弊社の「COCORO VISION」は、テレビの新たな使い方を提案するサービスとして2016年夏に始まり、来年で10周年を迎えます。日々の暮らしをより豊かにするお役立ち情報に加え、楽しめるミニゲームや脳トレも増え続けています。また、リモコンは低消費電力のBluetooth方式を新たに採用したことで、電池寿命が約2倍長持ちになっています。
―― 次々にアイデアが出てきますね。
高橋 商品企画チームの若手メンバーが中心になって考案しています。「あっ!」と驚く新たな視点も多く、テレビでかんたんに視力チェックが行えるアプリ「めめログ」もそのひとつです。初めて聞いたときには実装に踏み切るか正直迷いましたが、発表後に「面白い」と多くの方に言っていただきました。
若手からベテランまで多様なメンバーが揃う商品企画チームから、かゆいところに手が届く提案が次々と生まれています。
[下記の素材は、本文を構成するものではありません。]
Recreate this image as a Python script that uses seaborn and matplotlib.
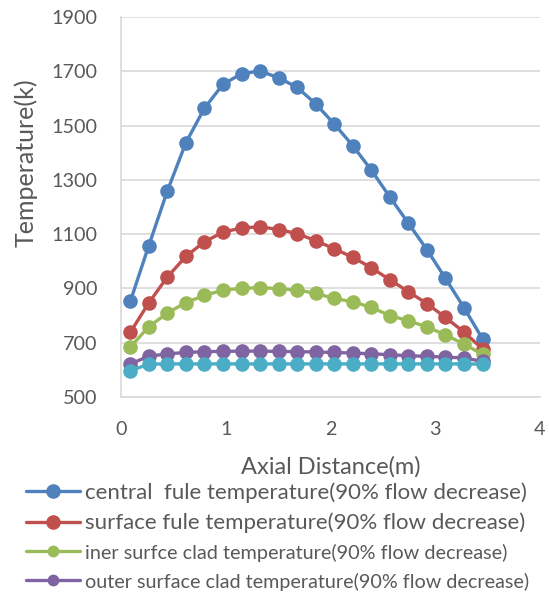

それをきちんと具現化してくれるのは、高い技術力を持った技術チームです。これまで大阪・堺、奈良・大和郡山、千葉・幕張と3つの拠点に分かれていたメンバーが、今年6月に幕張に集結しました。顔を合わせながら気軽に議論できる環境になったことで、これからも様々な相乗効果が生まれてくることを期待しています。
放送番組を見ないお客様が増えている一方で、インターネット動画やゲームなど、多様なコンテンツをテレビで楽しむ機会は確実に増えています。そこで私たちは、放送を見るための機器としての役割に加えて、“テレビはエンタメを楽しむ機器”として再定義しました。その結果、先ほどのようなこれまでにないアイデアが次々と生まれています。
常識に囚われる必要はありません。楽しければそれが正解です。そうした新しい考えのもとに商品を企画し、つくりあげていくメンバーやチームがいるからこそ、「AQUOS」は皆さまに最高のエンタメをご提供できるのだと確信しています。
―― テレビの反転攻勢へ、その勢いをさらに加速する「AQUOS」の活躍が期待されます。
高橋 「AQUOS」初号機が発売したのが2001年1月1日。来年2026年1月1日には、記念すべき25周年を迎え、26年目のスタートを切ります。どうすればお客様にもっと喜んで使っていただけるのか。私たちは“テレビでもっと楽しいことを”という視点で開発に取り組んでおり、新しい「エンタメおまかせAQUOS」の提案にどうぞご期待ください。